### THE RECORDS:
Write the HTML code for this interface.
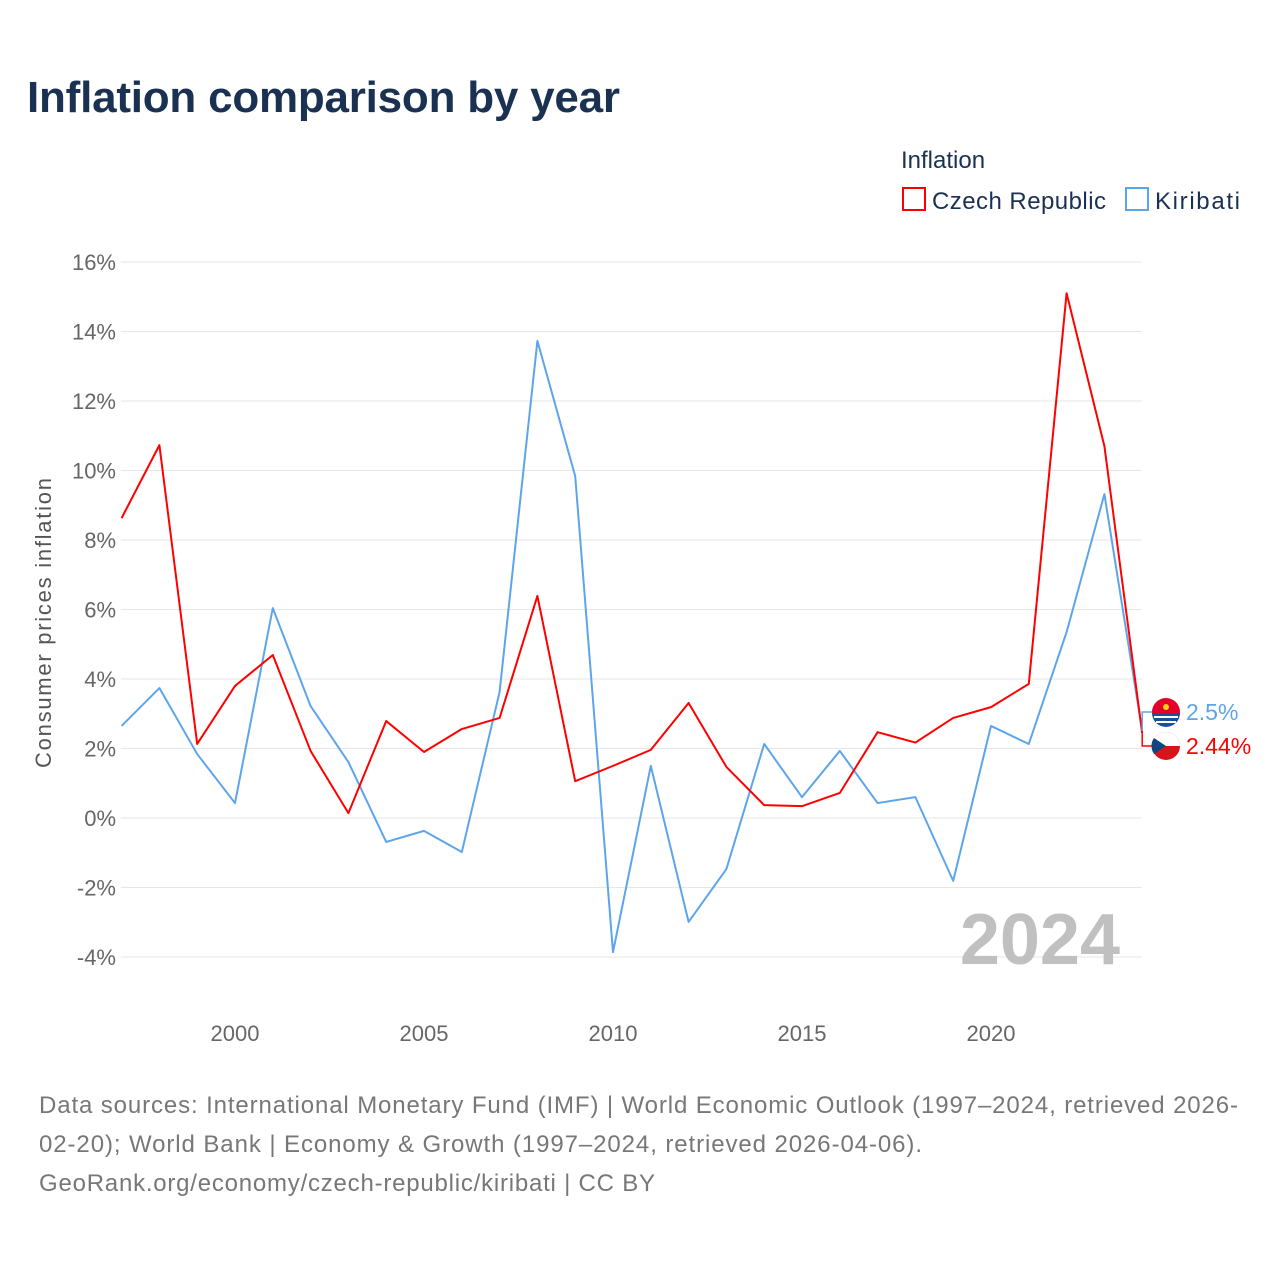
<!DOCTYPE html>
<html><head><meta charset="utf-8"><style>
body{margin:0;background:#fff;font-family:"Liberation Sans",sans-serif}
svg text{font-family:"Liberation Sans",sans-serif}
</style></head><body>
<svg id="c" width="1280" height="1280" viewBox="0 0 1280 1280">
<text x="27" y="112" font-size="44" font-weight="bold" fill="#1a3152" textLength="593">Inflation comparison by year</text>
<text x="901" y="168" font-size="24" fill="#1a3152">Inflation</text>
<g><rect x="903" y="188" width="22" height="22" fill="none" stroke="#f00" stroke-width="2"/><text x="932" y="209" font-size="24" fill="#1a3152" textLength="174">Czech Republic</text></g>
<g><rect x="1126" y="188" width="22" height="22" fill="none" stroke="#5da5ea" stroke-width="2"/><text x="1155" y="209" font-size="24" fill="#1a3152" textLength="85">Kiribati</text></g>
<g id="grid"></g><g id="yt"></g><g id="xt"></g>
<text x="51" y="623" font-size="22" fill="#555" transform="rotate(-90 51 623)" text-anchor="middle" textLength="290">Consumer prices inflation</text>
<text x="1120" y="964" font-size="72" font-weight="bold" fill="#c0c0c0" text-anchor="end">2024</text>
<g id="lines"></g>
<g id="ends"></g>
<text x="39" y="1113" font-size="24" fill="#777" textLength="1199">Data sources: International Monetary Fund (IMF) | World Economic Outlook (1997–2024, retrieved 2026-</text>
<text x="39" y="1152" font-size="24" fill="#777" textLength="883">02-20); World Bank | Economy &amp; Growth (1997–2024, retrieved 2026-04-06).</text>
<text x="39" y="1191" font-size="24" fill="#777" textLength="616">GeoRank.org/economy/czech-republic/kiribati | CC BY</text>
</svg>
<script>
const years=[1997,1998,1999,2000,2001,2002,2003,2004,2005,2006,2007,2008,2009,2010,2011,2012,2013,2014,2015,2016,2017,2018,2019,2020,2021,2022,2023,2024];
const czech=[8.63,10.73,2.13,3.8,4.69,1.93,0.14,2.79,1.9,2.56,2.88,6.39,1.06,1.5,1.96,3.31,1.47,0.37,0.34,0.72,2.47,2.17,2.88,3.19,3.86,15.1,10.7,2.44];
const kiribati=[2.65,3.74,1.84,0.43,6.04,3.22,1.61,-0.69,-0.37,-0.98,3.63,13.73,9.84,-3.86,1.5,-2.99,-1.47,2.13,0.6,1.93,0.43,0.6,-1.81,2.65,2.13,5.35,9.32,2.5];
const yTicks=[-4,-2,0,2,4,6,8,10,12,14,16];
const xTicks=[2000,2005,2010,2015,2020];
const NS="http://www.w3.org/2000/svg";
const X=y=>121.6+(y-1997)*37.8;
const Y=v=>818-v*34.75;
function mk(t,a,p){const e=document.createElementNS(NS,t);for(const k in a)e.setAttribute(k,a[k]);p.appendChild(e);return e;}
const g=document.getElementById('grid'),yt=document.getElementById('yt'),xt=document.getElementById('xt');
yTicks.forEach(v=>{
 const l=mk('line',{x1:121,x2:1142,y1:Y(v),y2:Y(v),stroke:'#e6e6e6','stroke-width':1},g);
 
 
 const t=mk('text',{x:116,y:Y(v)+8,'font-size':22,fill:'#666','text-anchor':'end'},yt);t.textContent=v+'%';
 
 
});
xTicks.forEach(v=>{
 const t=mk('text',{x:X(v),y:1041,'font-size':22,fill:'#666','text-anchor':'middle'},xt);t.textContent=v;
 
 
});
const L=document.getElementById('lines');
function line(d,c,n){const p=mk('polyline',{points:d.map((v,i)=>X(years[i])+','+Y(v)).join(' '),fill:'none',stroke:c,'stroke-width':2,'stroke-linejoin':'round'},L);
 
 }
line(kiribati,'#5da5ea','kiribati-line');
line(czech,'#f00','czech-line');
const E=document.getElementById('ends');
const kx=X(2024),kl=Y(kiribati[27]),cl=Y(czech[27]);
const lyK=712, lyC=746;
mk('path',{d:`M${kx} ${kl} L${kx} ${lyK} L${kx+10} ${lyK}`,stroke:'#5da5ea',fill:'none','stroke-width':1.5},E);
mk('path',{d:`M${kx} ${cl} L${kx} ${lyC} L${kx+10} ${lyC}`,stroke:'#f00',fill:'none','stroke-width':1.5},E);
const f1=mk('g',{},E);


mk('circle',{cx:1166,cy:lyK,r:14,fill:'#e4002b'},f1);
mk('path',{d:`M1152 ${lyK+1} A14 14 0 0 0 1180 ${lyK+1} Z`,fill:'#1b4f9c'},f1);
mk('path',{d:`M1154 ${lyK+5} h24 M1156 ${lyK+10} h20`,stroke:'#fff','stroke-width':2},f1);
mk('circle',{cx:1166,cy:lyK-5,r:3,fill:'#fcd116'},f1);
const f2=mk('g',{},E);


mk('circle',{cx:1166,cy:lyC,r:14,fill:'#d7141a'},f2);
mk('path',{d:`M1152 ${lyC} A14 14 0 0 1 1180 ${lyC} Z`,fill:'#fff'},f2);
mk('path',{d:`M1154 ${lyC-8} L1166 ${lyC} L1154 ${lyC+8} A14 14 0 0 1 1154 ${lyC-8}Z`,fill:'#11457e'},f2);
const t1=mk('text',{x:1186,y:lyK+8,'font-size':23,fill:'#5da5ea'},E);t1.textContent=kiribati[27]+'%';


const t2=mk('text',{x:1186,y:lyC+8,'font-size':23,fill:'#f00'},E);t2.textContent=czech[27]+'%';


</script>
</body></html>
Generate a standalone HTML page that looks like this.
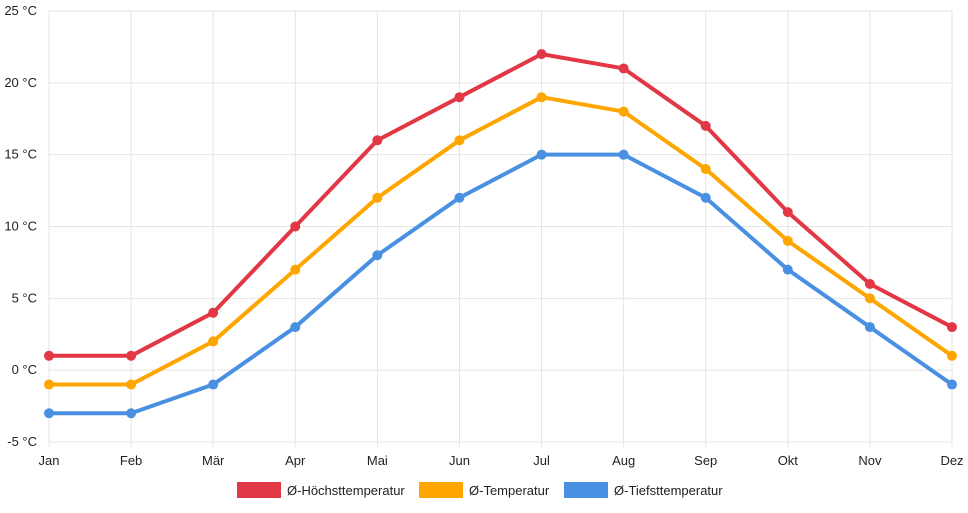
<!DOCTYPE html>
<html><head><meta charset="utf-8"><style>
body{margin:0;background:#fff;font-family:"Liberation Sans",sans-serif;}
svg text{font-family:"Liberation Sans",sans-serif;font-size:13px;fill:#222;}
</style></head><body>
<svg id="chart" width="968" height="508" xmlns="http://www.w3.org/2000/svg"></svg>
<script>
const months=["Jan","Feb","Mär","Apr","Mai","Jun","Jul","Aug","Sep","Okt","Nov","Dez"];
const highTemps=[1,1,4,10,16,19,22,21,17,11,6,3];
const meanTemps=[-1,-1,2,7,12,16,19,18,14,9,5,1];
const lowTemps=[-3,-3,-1,3,8,12,15,15,12,7,3,-1];
const yTicks=[-5,0,5,10,15,20,25];
const seriesNames=["Ø-Höchsttemperatur","Ø-Temperatur","Ø-Tiefsttemperatur"];
const colors=["#e23744","#ffa500","#4a90e2"];
const svg=document.getElementById('chart');
const NS="http://www.w3.org/2000/svg";
const x0=49,x1=952,yTop=11,yBot=442,yMin=-5,yMax=25;
const xs=i=>x0+i*(x1-x0)/(months.length-1);
const ys=v=>yBot-(v-yMin)/(yMax-yMin)*(yBot-yTop);
function mk(t,a,p){const e=document.createElementNS(NS,t);for(const k in a)e.setAttribute(k,a[k]);(p||svg).appendChild(e);return e;}
const grid=mk('g',{});


yTicks.forEach(v=>{
  mk('line',{x1:x0,x2:x1,y1:ys(v),y2:ys(v),stroke:'#e4e4e4','stroke-width':1},grid);
  const t=mk('text',{x:37,y:ys(v)+4,'text-anchor':'end'});
  
  
  t.textContent=v+" °C";
});
months.forEach((m,i)=>{
  mk('line',{x1:xs(i),x2:xs(i),y1:yTop,y2:yBot+5,stroke:'#e4e4e4','stroke-width':1},grid);
  const t=mk('text',{x:xs(i),y:465,'text-anchor':'middle'});
  
  
  t.textContent=m;
});
[highTemps,meanTemps,lowTemps].forEach((d,s)=>{
  const g=mk('g',{});
  
  
  mk('polyline',{points:d.map((v,i)=>xs(i)+","+ys(v)).join(" "),fill:'none',stroke:colors[s],'stroke-width':4,'stroke-linejoin':'round'},g);
  d.forEach((v,i)=>{
    const c=mk('circle',{cx:xs(i),cy:ys(v),r:5,fill:colors[s]},g);
    
    
  });
});
const legX=[237,419,564];
seriesNames.forEach((n,s)=>{
  const g=mk('g',{});
  
  
  mk('rect',{x:legX[s],y:482,width:44,height:16,fill:colors[s]},g);
  const t=mk('text',{x:legX[s]+50,y:495},g);
  t.textContent=n;
});
</script>
</body></html>
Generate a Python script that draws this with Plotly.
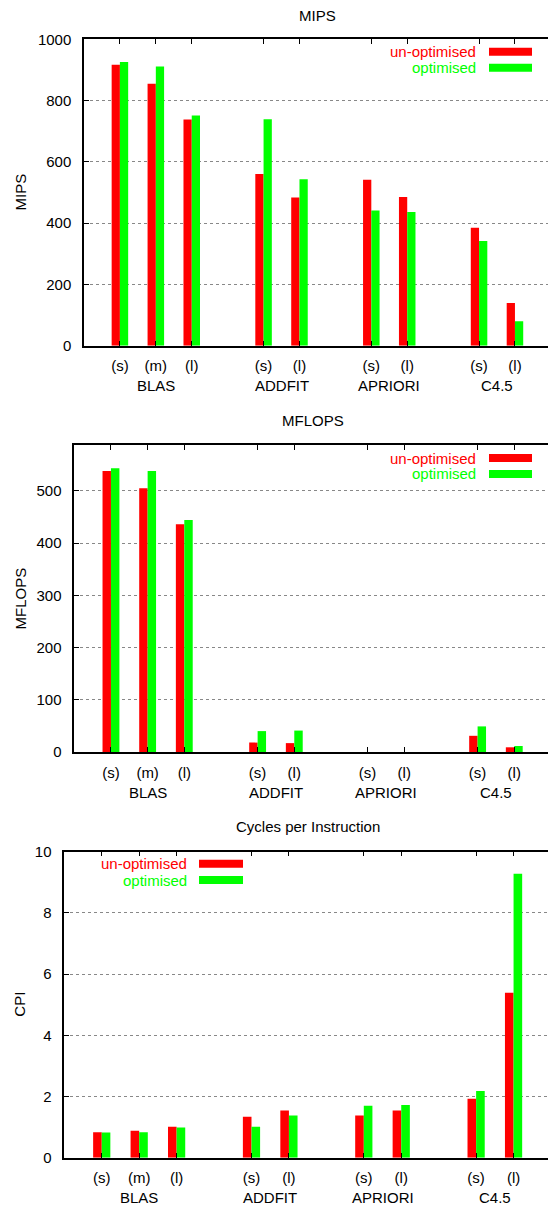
import plotly.graph_objects as go

# ---------------- data ----------------
groups = ["BLAS", "ADDFIT", "APRIORI", "C4.5"]
group_sizes = [["(s)", "(m)", "(l)"], ["(s)", "(l)"], ["(s)", "(l)"], ["(s)", "(l)"]]

series_names = ["un-optimised", "optimised"]

mips_unopt = [917, 855, 738, 560, 484, 542, 485, 385, 139]
mips_opt = [926, 911, 751, 739, 543, 441, 436, 342, 80]

mflops_unopt = [538, 505, 436, 18, 17, 0, 0, 31, 9]
mflops_opt = [543, 538, 444, 40, 41, 0, 0, 49, 11.5]

cpi_unopt = [0.83, 0.88, 1.01, 1.34, 1.54, 1.38, 1.54, 1.93, 5.39]
cpi_opt = [0.82, 0.83, 0.99, 1.01, 1.38, 1.70, 1.72, 2.18, 9.28]

titles = ["MIPS", "MFLOPS", "Cycles per Instruction"]
ylabels = ["MIPS", "MFLOPS", "CPI"]
yranges = [[0, 1000], [0, 587.7], [0, 10]]
ydticks = [200, 100, 2]

# ---------------- derived category positions ----------------
xpos, sub_labels, group_centers = [], [], []
p = 0
for subs in group_sizes:
    start = p
    for s in subs:
        xpos.append(p)
        sub_labels.append(s)
        p += 1
    group_centers.append((start + p - 1) / 2)
    p += 1  # gap slot between groups

W, H = 548, 1209
RED, GREEN = "#ff0000", "#00ff00"
FONT = "Liberation Sans, Arial, sans-serif"
FS = 15

# pixel layout of the three panels (left, top, bottom), titles, legends
panels = [
    dict(left=84, top=39.3, bottom=345.7, title_y=15, leg_text_x=478, leg_sw=(489, 532), leg_y=(51.8, 67.8)),
    dict(left=74.3, top=445, bottom=752, title_y=420.7, leg_text_x=478, leg_sw=(489, 532), leg_y=(458, 474)),
    dict(left=64.3, top=851.7, bottom=1157.7, title_y=826.7, leg_text_x=189, leg_sw=(199, 243), leg_y=(863.7, 880)),
]
data = [(mips_unopt, mips_opt), (mflops_unopt, mflops_opt), (cpi_unopt, cpi_opt)]

fig = go.Figure()
annotations = []
shapes = []

for i, (pn, (s1, s2)) in enumerate(zip(panels, data)):
    k = "" if i == 0 else str(i + 1)
    xa, ya = "x" + k, "y" + k
    for vals, col, name in [(s1, RED, series_names[0]), (s2, GREEN, series_names[1])]:
        fig.add_trace(go.Bar(x=xpos, y=vals, name=name, marker=dict(color=col, line=dict(width=0)),
                             xaxis=xa, yaxis=ya, showlegend=False, offsetgroup=name))
    xdom = [pn["left"] / W, 1]
    ydom = [1 - pn["bottom"] / H, 1 - pn["top"] / H]
    fig.update_layout(**{
        "xaxis" + k: dict(domain=xdom, anchor=ya, range=[-1, 11.92], tickvals=xpos, ticktext=sub_labels,
                          showline=True, linecolor="#000", linewidth=1.5, mirror="ticks",
                          ticks="inside", ticklen=5, tickcolor="#000", showgrid=False, zeroline=False,
                          automargin=False,
                          tickfont=dict(family=FONT, size=FS, color="#000"), ticklabelstandoff=6),
        "yaxis" + k: dict(domain=ydom, anchor=xa, range=yranges[i], dtick=ydticks[i], tick0=0,
                          showline=True, linecolor="#000", linewidth=1.5, mirror=False,
                          ticks="inside", ticklen=5, tickcolor="#000", automargin=False,
                          showgrid=True, gridcolor="#888", griddash="dot", gridwidth=1, zeroline=False,
                          tickfont=dict(family=FONT, size=FS, color="#000"), ticklabelstandoff=8),
    })
    # title
    annotations.append(dict(text=titles[i], x=5.5, xref=xa, y=1 - pn["title_y"] / H, yref="paper",
                            xanchor="center", yanchor="middle", showarrow=False,
                            font=dict(family=FONT, size=FS, color="#000")))
    # y-axis title
    annotations.append(dict(text=ylabels[i], x=20 / W, xref="paper", y=(ydom[0] + ydom[1]) / 2, yref="paper",
                            xanchor="center", yanchor="middle", textangle=-90, showarrow=False,
                            font=dict(family=FONT, size=FS, color="#000")))
    # group labels
    for g, c in zip(groups, group_centers):
        annotations.append(dict(text=g, x=c, xref=xa, y=0, yref=ya + " domain", yshift=-40,
                                xanchor="center", yanchor="middle", showarrow=False,
                                font=dict(family=FONT, size=FS, color="#000")))
    # legend (text right-aligned, swatch to the right)
    for name, col, ly in [(series_names[0], RED, pn["leg_y"][0]), (series_names[1], GREEN, pn["leg_y"][1])]:
        annotations.append(dict(text=name, x=pn["leg_text_x"] / W, xref="paper", y=1 - ly / H, yref="paper",
                                xanchor="right", yanchor="middle", showarrow=False,
                                font=dict(family=FONT, size=FS, color=col)))
        shapes.append(dict(type="rect", xref="paper", yref="paper",
                           x0=pn["leg_sw"][0] / W, x1=pn["leg_sw"][1] / W,
                           y0=1 - (ly + 4) / H, y1=1 - (ly - 4) / H,
                           fillcolor=col, line=dict(width=0)))

fig.update_layout(width=W, height=H, margin=dict(l=0, r=0, t=0, b=0, autoexpand=False),
                  barmode="group", bargap=0.54, bargroupgap=0,
                  plot_bgcolor="white", paper_bgcolor="white",
                  annotations=annotations, shapes=shapes,
                  font=dict(family=FONT, size=FS, color="#000"))

fig.write_html("out.html")
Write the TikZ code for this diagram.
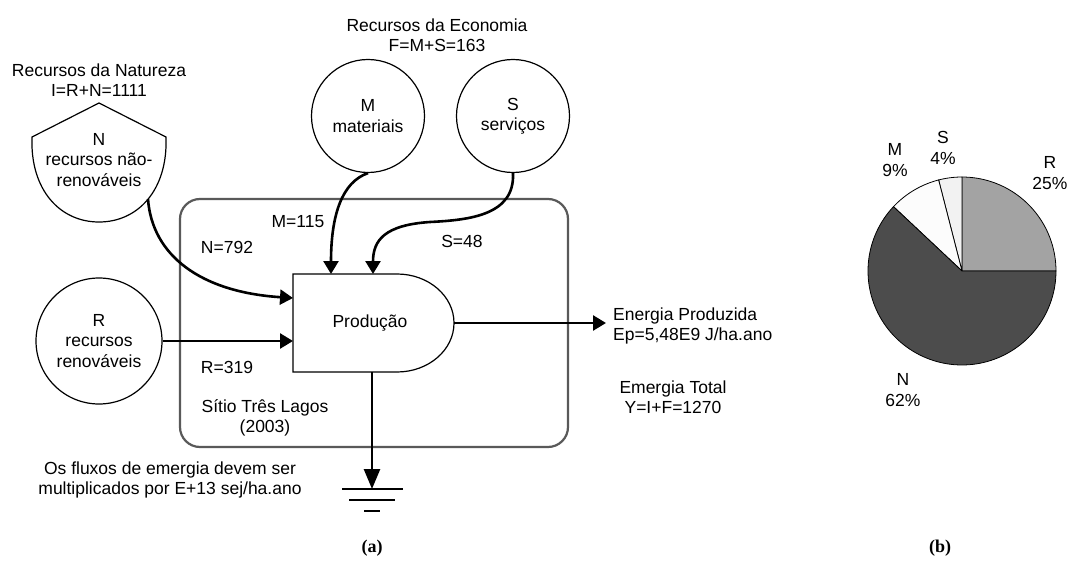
\documentclass[tikz,border=0pt]{standalone}
\usepackage{fontspec}
\setmainfont{Liberation Sans}
\newfontfamily\capfont{Liberation Serif}
\usetikzlibrary{arrows.meta}
\newcommand{\lblsize}{\fontsize{17.5}{20.5}\selectfont}
\tikzset{
  txt/.style={font=\lblsize, align=center, inner sep=0pt},
  source/.style={circle, draw, line width=1.2pt, minimum size=#1, txt},
  flow/.style={line width=2.6pt, -{Triangle[length=13pt,width=15pt]}},
  pieline/.style={draw=black, line width=0.8pt},
  caption/.style={font=\capfont\bfseries\fontsize{18}{20}\selectfont, inner sep=0pt},
}
\begin{document}
\begin{tikzpicture}[x=1pt, y=-1pt]
\useasboundingbox (0,0) rectangle (1074,567);

% system boundary
\draw[draw=black!65, line width=2.2pt, rounded corners=20pt] (180,199) rectangle (568,447);

% production process
\draw[line width=1.2pt, fill=white] (293,274) -- (397,274)
  .. controls (428.5,274) and (454,296) .. (454,323)
  .. controls (454,350) and (428.5,372) .. (397,372)
  -- (293,372) -- cycle;
\node[txt] (prod) at (370,323) {Produção};
\coordinate (pW1) at (293,298);
\coordinate (pW2) at (293,341);
\coordinate (pN1) at (331,274);
\coordinate (pN2) at (373,274);
\coordinate (pE) at (454,323);
\coordinate (pS) at (372,372);

% non-renewable source (shield)
\draw[line width=1.2pt] (32,137) -- (99,103) -- (166,137)
  .. controls (168,190) and (138,222) .. (99,222)
  .. controls (60,222) and (30,190) .. (32,137) -- cycle;
\node[txt] (N) at (99,160) {N\\recursos não-\\renováveis};
\coordinate (Nout) at (148,199);
\node[txt] (natTitle) at (99,80) {Recursos da Natureza\\I=R+N=1111};

% renewable source
\node[source=126pt] (R) at (99,341) {R\\recursos\\renováveis};

% economy sources
\node[txt] (ecoTitle) at (437,35) {Recursos da Economia\\F=M+S=163};
\node[source=113pt] (M) at (368,116) {M\\materiais};
\node[source=113pt] (S) at (513,116) {S\\serviços};

% flows
\draw[flow] (Nout) .. controls (152,255) and (200,292) .. (pW1);
\draw[flow] (R.east) -- (pW2);
\draw[flow] (M.south) .. controls (342,182) and (331,215) .. (pN1);
\draw[flow] (S.south) .. controls (515,215) and (470,220) .. (430,222)
  .. controls (385,225) and (373,240) .. (pN2);

\node[txt] (lblM) at (298,222) {M=115};
\node[txt] (lblN) at (227,247) {N=792};
\node[txt] (lblS) at (462,241) {S=48};
\node[txt] (lblR) at (227,367) {R=319};

% yield
\coordinate (outEnd) at (606,323);
\draw[flow] (pE) -- (outEnd);
\node[txt, anchor=west, align=left] (yield) at (613,326) {Energia Produzida\\Ep=5,48E9 J/ha.ano};
\node[txt] (total) at (673,397) {Emergia Total\\Y=I+F=1270};

\node[txt] (site) at (265,418) {Sítio Três Lagos\\(2003)};
\node[txt] (note) at (170,480) {Os fluxos de emergia devem ser\\multiplicados por E+13 sej/ha.ano};

% heat sink
\coordinate (gnd) at (372,489);
\draw[line width=2.6pt, -{Triangle[length=20pt,width=16pt]}] (pS) -- (gnd);
\draw[line width=2.8pt] (342,489) -- (403,489);
\draw[line width=2.8pt] (349,500) -- (395,500);
\draw[line width=2.8pt] (364,511) -- (380,511);

% pie chart of emergy shares
\coordinate (pc) at (962,271);
\filldraw[pieline, fill=black!36] (pc) -- plot[domain=0:90, samples=40] ({962+94*cos(\x)},{271-94*sin(\x)}) -- cycle;
\filldraw[pieline, fill=black!5] (pc) -- plot[domain=90:104.4, samples=10] ({962+94*cos(\x)},{271-94*sin(\x)}) -- cycle;
\filldraw[pieline, fill=black!1] (pc) -- plot[domain=104.4:136.8, samples=20] ({962+94*cos(\x)},{271-94*sin(\x)}) -- cycle;
\filldraw[pieline, fill=black!70] (pc) -- plot[domain=136.8:360, samples=100] ({962+94*cos(\x)},{271-94*sin(\x)}) -- cycle;

\node[txt] (pR) at (1050,173) {R\\25\%};
\node[txt] (pS2) at (943,148) {S\\4\%};
\node[txt] (pM) at (895,160) {M\\9\%};
\node[txt] (pN) at (903,390) {N\\62\%};

% panel captions
\node[caption] (capA) at (372,548) {(a)};
\node[caption] (capB) at (940,548) {(b)};
\end{tikzpicture}
\end{document}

### REQUIRED WORK:
Using the material above, report each line where "Generate" occurs.

### EXERCISE ANSWER:
Generate a standalone HTML page that looks like this.
Generate a Python script that draws this with Plotly.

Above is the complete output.